Unlike his predecessors Washington and Adams, Jefferson refused to designate certain days of the year for thanksgiving. As a proponent of the disestablishment of religion, Jefferson was defending himself against accusations that he was an atheist and “an enemy of the religion of Christ,” in the words of the Dutch Reformed pastor William Linn.[7] After Jefferson was elected, devout federalist Christians in New England began burying their Bibles in unmarked hiding spots because Timothy Dwight, the president of Yale, had warned that if Jefferson were elected, “we may see the Bible cast into a bonfire, the vessels of the sacramental supper borne by an ass in public procession, and our children chanting mockeries against God.”[8]

While not technically a deist, Jefferson was still susceptible to the hyperbolic handwringing of the few devout Christians in the country. Keep in mind, at the time, even the non-devout would’ve been troubled by those accusations (including Jefferson himself). The Danbury Baptists, though, as well as other Baptists, found in ally in Jefferson. As law professor Daniel Dreisbach explains, “The issue of foremost importance to the Baptists was whether ‘religious privileges’ (and the rights of conscience) are rightly regarded as ‘inalienable rights’ or merely as ‘favors granted’ and subject to withdrawal by the civil state. The Baptists, of course, believed that religious liberty was an inalienable right, and they were deeply offended that the religious privileges of dissenters in Connecticut were treated as favors that could be granted or denied by the political authorities.”[9]

While Thomas Jefferson was not a Christian, he also wasn’t an atheist. And his letter was intended to give an explanation for why he refused to declare a day of thanksgiving while also defending himself against the accusations that he was an enemy of religion. His voice, and not just in the Danbury Letter but his entire life, was paradoxical. Rejecting the miracles of the Bible as well as Jesus’ deity while trumpeting the priority of human reason, Jefferson also believed in the importance of religion in the polis. Two days after writing the letter, he attended a church service in the Capital in which Leland preached to both Houses of Congress. That’s a paradox that’s next to impossible for us to hold; the tension is too great for us. It’s why the current debates attempt to reduce Jefferson and his fellow Founders to absolutes. But here’s a contemporary paradox for those who believe that America was founded as a Christian nation: their religion is more informed by “Jefferson’s secularism” than by the religion of the Puritan federalists in New England who hid their Bibles.

For me, there is a more important question to consider that helps answer the question of whether America should be considered a Christian nation: Why would the Founding Fathers have found the thought of creating a Christian nation a tautology? I don’t mean what made it a tautology for them. I mean what historical structures created that tautology?

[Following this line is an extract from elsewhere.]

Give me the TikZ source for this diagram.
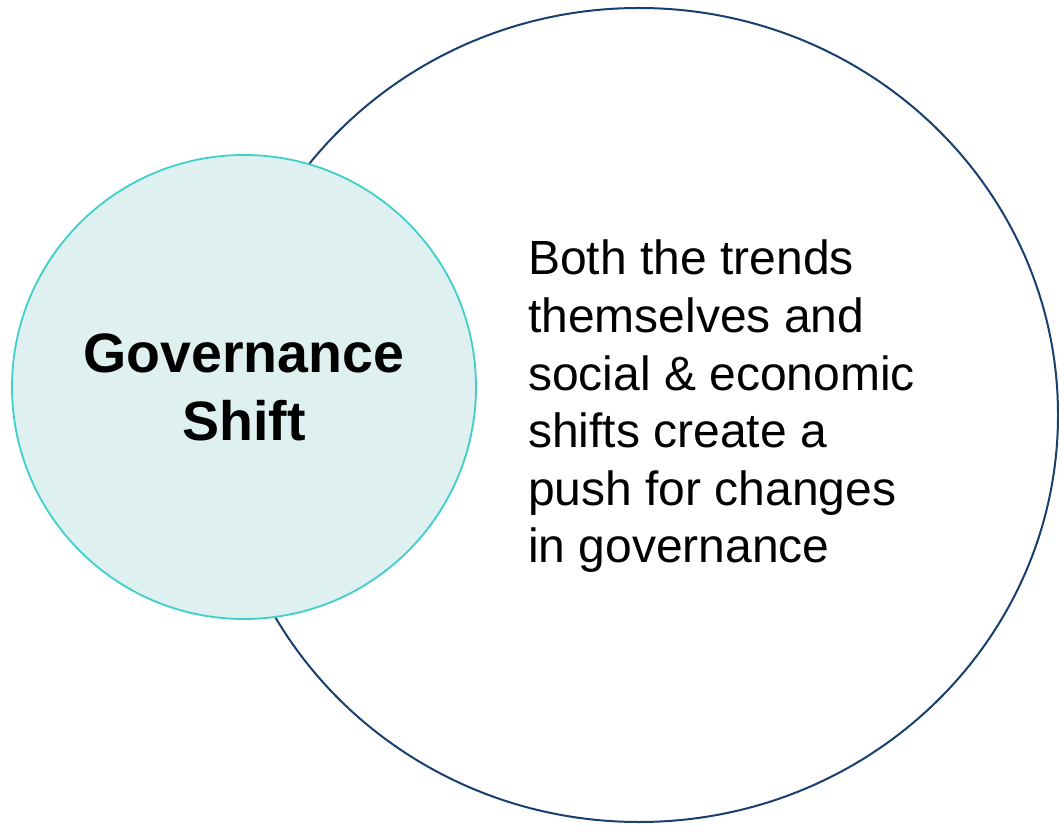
\documentclass[tikz,border=0pt]{standalone}
\usepackage{fontspec}
\usetikzlibrary{shapes.geometric}
\setmainfont{Liberation Sans}
\definecolor{navy}{HTML}{17406F}
\definecolor{teal}{HTML}{3ECFCB}
\definecolor{palefill}{HTML}{DFF0F0}
\begin{document}
\begin{tikzpicture}[x=1pt,y=1pt,
  bigcirc/.style={ellipse,draw=navy,line width=2pt,minimum width=838pt,minimum height=814pt,inner sep=0pt},
  smallcirc/.style={circle,draw=teal,fill=palefill,line width=1.8pt,minimum size=464pt,inner sep=0pt,
    font=\fontsize{55.5}{68}\selectfont\bfseries,align=center},
  body/.style={font=\fontsize{48}{57.6}\selectfont,align=left,inner sep=0pt,anchor=north west}]
\useasboundingbox (0,0) rectangle (1059,825);
\node[bigcirc] (big) at (639,410) {};
\node[smallcirc] (small) at (244,438) {Governance\\Shift};
\node[body] (txt) at (528,585) {Both the trends\\themselves and\\social \& economic\\shifts create a\\push for changes\\in governance};
\end{tikzpicture}
\end{document}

Two of the most important historical truths that I’m afraid many Christians in America fail to truly grasp is that the biggest mistake the Church made was allowing Constantine and Theodosius to marry her to cultural power and prestige. Likewise, the biggest mistake of the Reformation was failing to initiate the divorce. The thought of creating a Christian nation would’ve been a tautology for the Founders because Christianity and power were inextricably connected in the 18th century. The rise of secularism since then has created a power struggle in society that Christians shouldn’t be engaged in to begin with. Power in the here and now is not the birthright for those who follow King Jesus; being hated and persecuted is. King Jesus’ words, not mine.

Any claims to be a Christian nation in the here and now is rebellious. It uses Christianity as a tool of power which leads to oppression because taking what’s not ours is sin. Sin begets more sin.

So, was America founded as a Christian nation? Yes. Was America founded as a secular nation? Yes (the epistemologies, anthropologies, and ethics were decidedly the seeds of secularism, even though those things had been created/defended by professing Christians – they had bought the lie of autonomy and power). Within that syncretism lives the idolatrous problem exhibited by white evangelicals in 2023. They don’t want God’s Kingdom. They want their own kingdom dressed up to look like God’s Kingdom. They want Babylon.

Soli Deo Gloria


[1] Katherine Stewart, The Power Worshippers: Inside the Dangerous Rise of Religious Nationalism (New York: Bloomsbury Publishing, 2019), 128.

[2] Including Thomas Paine who was a deist, contrary to those who believe he was an atheist. David Hume was likely a legit atheist, but he died in 1776 and was Scottish anyway, having never been to the New World. He influenced the Founders, though, so it’s fair that I mention him as a likely exception to my claim.

[3] According to Roger Finke and Rodney Stark in their seminal book The Churching of America, the number of churchgoers in 1776 was a paltry 17%. By the Civil War, it had risen to 37%. And it wasn’t until the 20th century that over half of Americans were churchgoers.

[4] Benjamin Friedman, Religion and the Rise of Capitalism (New York: Alfred A. Knopf, 2021), xi, 16.

[5] While acknowledging and interacting with the more common understanding of secular as the absence of religion/God from the public square, Taylor’s program operates with a much more robust (and useful) definition of secular: believing in God is now an option, as is not believing in God. It’s no longer a societal given that a deity – a Divine Watchmaker – stands behind reality. We now live in a contested age, meaning that all of us living in the 21st century West are secular, even those of us who are Christians.

[6] It’s almost as if Jefferson didn’t give a single thought to our contemporary debates.

[7] William Linn, Serious Considerations on the Election of a President (1800), 28.

[8] Timothy Dwight, The Duty of Americans, at the Present Crisis in Political Sermons of the Founding Era: 1730-1805 ed. Ellis Sandoz (Indianapolis, IN: Liberty Press, 1991), 1382.

[9] Daniel Dreisbach, Thomas Jefferson and the Wall of Separation between Church and State (New York: New York University Press, 2002), 33.